Thursday 29 April 2010

Centralization and Decentralization

My last posting reflected upon “What’s System Thinking” and referred to the issue of centralization and decentralization in organizations. Is it always desirable to make decisions locally? When are local decisions more advantageous than global decisions and vice-versa? Indeed there are multiple factors impinging on these choices. In particular new communication and information technologies are changing the balance in both directions for different issues. The cost of communications has been falling dramatically in recent years. Today more people than ever before can be involved in local decisions. Equally, today more people than ever before can contribute with local knowledge to global decisions.

Structurally, it is desirable to have relatively small teams responsible for the full value chain of a business process. They can operate from inputs to outputs through a transformation process that is theirs. These teams absorb most of the customers’ variety locally. This approach allows these customers to recognise the ‘faces’ of those responsible for the products and services they consume. For instance citizens in need of housing services would be able to interact with the unit responsible for assessing their needs as well as for delivering the services. This avoids fragmenting service delivery; proximity allows for the right hand to know what the left is doing. However, the increasing complexity of people’s demands and the constraints imposed by culture and resources tend to force some degree of centralization as organizations look for synergies and economies of scale. People are distributed in varied geographic areas, require different types of services, have different urgency and so forth. These are complexity drivers guiding the structuring of housing services and if this structuring is not thought through the chances are that poor service delivery will dominate their interactions with citizens.

Most significantly, local teams need global information to close effectively local loops. Among others, policy priorities are decided globally, specialised knowledge and resources are often pooled together beyond local teams and the economies of scale offered by available technologies may tempt centralisation. But, centralization increases the chances of functionalism at the expense of holism. Service delivery teams risk becoming customer service units with limited appreciation of, and responsibility for, the total service they offer.
Beyond managing the value chain, those providing services at the local level need to have flexibility to define their own policies. This is necessary to respond to local needs and avoid the uniformity of ‘faceless’ bureaucrats following the dictate of global policies. Distributing the activities of the value chain at different structural levels, beyond the flexible response of autonomous local teams, increase the chances of reducing local officials to the role of post boxes distributing to other groups the responsibilities to deal with customers’ requirements. As they do this officials lose contact with the very people that they are supposed to service. This is why local services for large markets require creating local policies within the framework of a global policy.
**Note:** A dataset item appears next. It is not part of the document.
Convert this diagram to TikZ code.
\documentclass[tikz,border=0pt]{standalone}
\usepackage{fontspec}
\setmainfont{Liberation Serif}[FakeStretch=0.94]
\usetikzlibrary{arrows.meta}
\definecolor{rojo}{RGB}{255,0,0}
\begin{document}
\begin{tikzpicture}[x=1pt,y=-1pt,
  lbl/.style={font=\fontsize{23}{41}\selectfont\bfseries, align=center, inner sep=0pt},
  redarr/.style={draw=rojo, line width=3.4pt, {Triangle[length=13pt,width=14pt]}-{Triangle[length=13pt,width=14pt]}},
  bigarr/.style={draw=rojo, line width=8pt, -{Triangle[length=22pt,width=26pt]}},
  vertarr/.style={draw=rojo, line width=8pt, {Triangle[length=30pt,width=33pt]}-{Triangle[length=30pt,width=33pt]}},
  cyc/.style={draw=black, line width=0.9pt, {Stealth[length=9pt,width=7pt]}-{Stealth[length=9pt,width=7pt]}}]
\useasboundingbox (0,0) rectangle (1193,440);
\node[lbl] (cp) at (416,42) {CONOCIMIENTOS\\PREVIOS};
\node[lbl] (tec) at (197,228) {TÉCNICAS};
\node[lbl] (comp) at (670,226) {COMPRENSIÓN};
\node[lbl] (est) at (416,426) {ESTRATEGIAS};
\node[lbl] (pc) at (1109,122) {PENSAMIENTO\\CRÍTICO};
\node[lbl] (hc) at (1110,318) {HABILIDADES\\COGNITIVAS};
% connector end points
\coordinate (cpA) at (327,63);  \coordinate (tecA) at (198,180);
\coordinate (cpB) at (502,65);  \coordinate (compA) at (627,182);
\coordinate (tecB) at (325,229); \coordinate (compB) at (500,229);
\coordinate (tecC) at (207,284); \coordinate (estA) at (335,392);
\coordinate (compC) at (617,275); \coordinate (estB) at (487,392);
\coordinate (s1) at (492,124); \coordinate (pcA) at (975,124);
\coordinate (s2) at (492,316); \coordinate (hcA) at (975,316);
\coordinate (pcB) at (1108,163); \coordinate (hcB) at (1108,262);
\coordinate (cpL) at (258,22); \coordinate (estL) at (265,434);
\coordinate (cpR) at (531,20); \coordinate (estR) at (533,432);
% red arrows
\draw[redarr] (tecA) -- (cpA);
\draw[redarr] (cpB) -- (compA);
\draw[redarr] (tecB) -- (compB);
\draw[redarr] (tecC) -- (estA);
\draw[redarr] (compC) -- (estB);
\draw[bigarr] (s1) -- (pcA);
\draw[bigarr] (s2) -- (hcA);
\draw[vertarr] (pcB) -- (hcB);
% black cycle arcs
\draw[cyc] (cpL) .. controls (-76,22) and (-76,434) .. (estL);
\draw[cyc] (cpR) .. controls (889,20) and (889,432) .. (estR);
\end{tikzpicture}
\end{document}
They also require negotiating and accepting specific programme requirements, including the use of scarce resources. To avoid fragmentation it is necessary truly systemic, synergistic, organizations that succeed balancing local responsiveness with global coordination of policies. Organizational systems need cohesion and adaptation to manage the complexity of their tasks.
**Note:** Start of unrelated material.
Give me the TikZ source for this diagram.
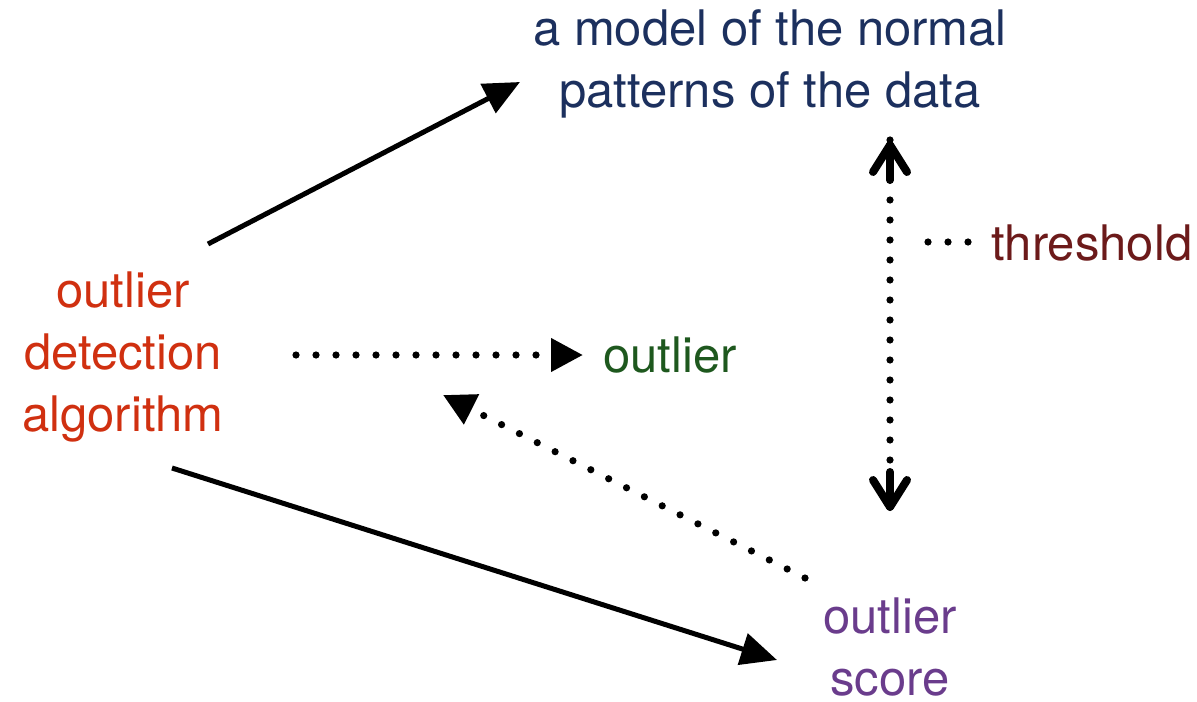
\documentclass[tikz,border=0pt]{standalone}
\usepackage{fontspec}
\setmainfont{TeX Gyre Heros}
\usetikzlibrary{arrows.meta}
\definecolor{navy}{RGB}{28,48,94}
\definecolor{redo}{RGB}{208,48,16}
\definecolor{greenl}{RGB}{30,88,30}
\definecolor{purp}{RGB}{106,60,140}
\definecolor{dred}{RGB}{108,26,26}
\tikzset{
  lbl/.style={font=\fontsize{24.5}{31}\selectfont, align=center, inner sep=0pt},
  solidarrow/.style={line width=2.5pt, -{Triangle[length=18pt,width=16pt]}},
  dotline/.style={line width=3.6pt, line cap=round, dash pattern=on 0pt off 10pt},
  dotarrow/.style={dotline, -{Triangle[length=16pt,width=16pt]}},
  barb/.style={line width=4pt, line cap=round, line join=round},
}
\begin{document}
\begin{tikzpicture}[x=0.5pt,y=-0.5pt]
\useasboundingbox (0,0) rectangle (1197,701);
\node[lbl, text=navy] (model) at (770,64) {a model of the normal\\patterns of the data};
\node[lbl, text=redo] (algo) at (123,357) {outlier\\detection\\algorithm};
\node[lbl, text=greenl, anchor=west] (out) at (603,355) {outlier};
\node[lbl, text=dred, anchor=west] (thr) at (991,243) {threshold};
\node[lbl, text=purp] (score) at (890,647) {outlier\\score};
% coordinates
\coordinate (a1) at (208,244);
\coordinate (m1) at (520,82);
\coordinate (a2) at (172,468);
\coordinate (s1) at (777,660);
\coordinate (a3) at (296,355);
\coordinate (o1) at (583,355);
\coordinate (s2) at (805,578);
\coordinate (a4) at (443,395);
\coordinate (t1) at (890,140);
\coordinate (t2) at (890,512);
\coordinate (th1) at (928,242);
\coordinate (th2) at (983,242);
\draw[solidarrow] (a1) -- (m1);
\draw[solidarrow] (a2) -- (s1);
\draw[dotarrow] (a3) -- (o1);
\draw[dotarrow] (s2) -- (a4);
\draw[dotline] (t1) -- (t2);
\draw[barb] (873,172) -- (890,145) -- (907,172);
\draw[barb] (890,145) -- (890,180);
\draw[barb] (873,480) -- (890,507) -- (907,480);
\draw[barb] (890,507) -- (890,472);
\draw[dotline] (th1) -- (th2);
\end{tikzpicture}
\end{document}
In this effort for holism the cost of communications is changing the balance between centralization and decentralization. Today’s decreasing cost of communications makes possible creating virtual teams that facilitate decentralisation. Members of centralised groups with specialised knowledge can be effective contributors for the creation and implementation of local policies. People responsible for the use of expensive centralized resources can be made (virtually) part of local teams and thus accountable to the team. These are cases of resource centralization and functional decentralization. Equally, those working in these groups, with local knowledge of stakeholders can influence more effectively global policies by communicating to policy-makers local responses to exiting policies.
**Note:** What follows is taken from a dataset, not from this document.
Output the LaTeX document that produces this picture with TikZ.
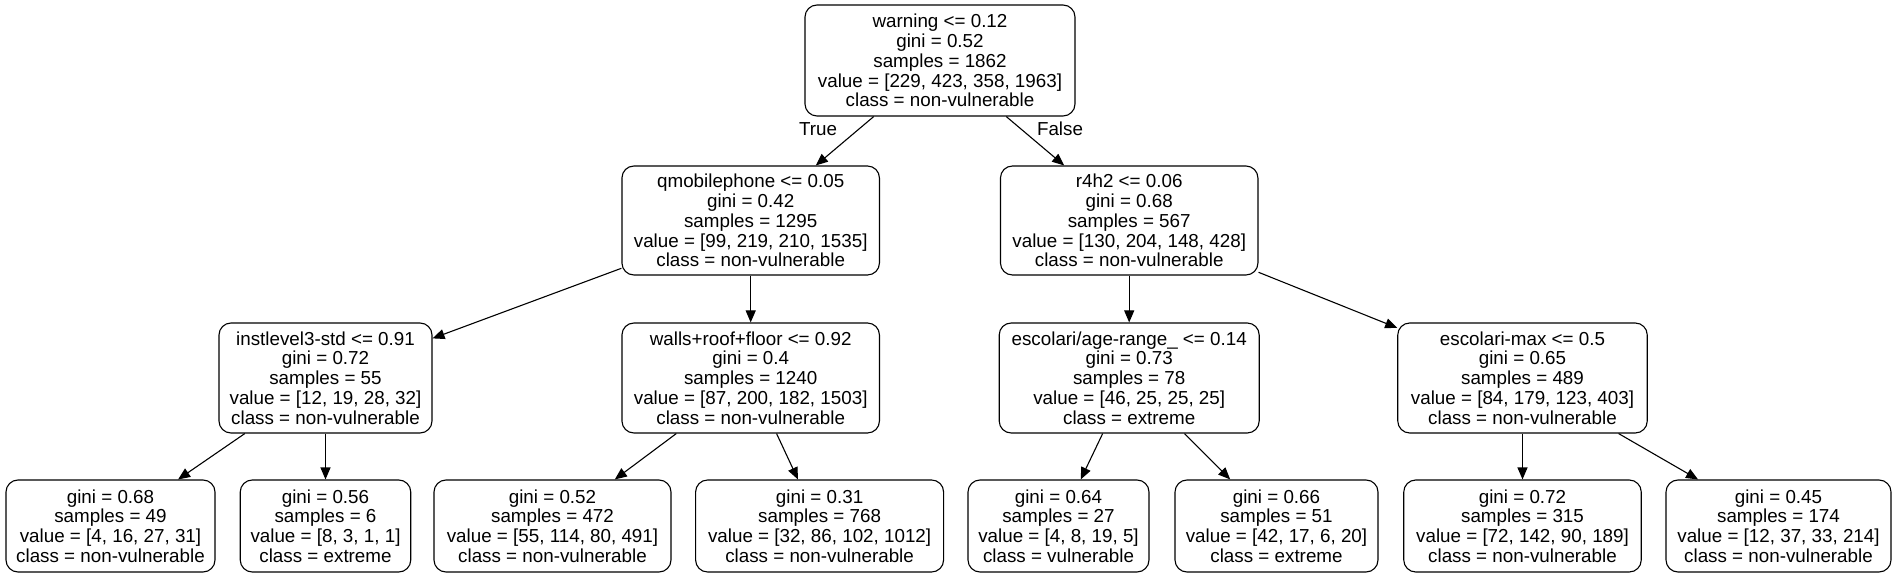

From the perspective of organizational design the challenge is fostering a cascading of self-contained product/service teams which make possible the progressive integration of functions into larger self-contained groups that match customers’ needs at different performance requirements. For instance, for housing services, local teams focused on providing particular types of services can be embedded in regional units with functional capacity for the deployment of building and maintenance resources according to local needs. What is particular to this proposition is that building and maintenance resources provide a more global performance requirement, namely building and maintenance capabilities, at the same time that they are contributors and accountable to local teams for local services. As the cost of communications is reduced the allocation of resources can be reconfigured transforming the organization’s capabilities. Constituting effective local teams and coordinating these multiple teams in a global context becomes increasingly challenging but also, with the support of new information and communication technologies, manageable and potentially more effective.

1 comment:

Mike Parker said...

Very interesting Raul. Although a comparative newcomer to systems thinking and VSM I have been looking at the potential for new collaborative technologies to enable the realisation of the VSM in helping to orchestrate the balance between hierarchy and autonomy. In particular I have been considering the potential of prediction markets in this respect. In addition think prediction markets may have a role to play in complexity amplification / reduction.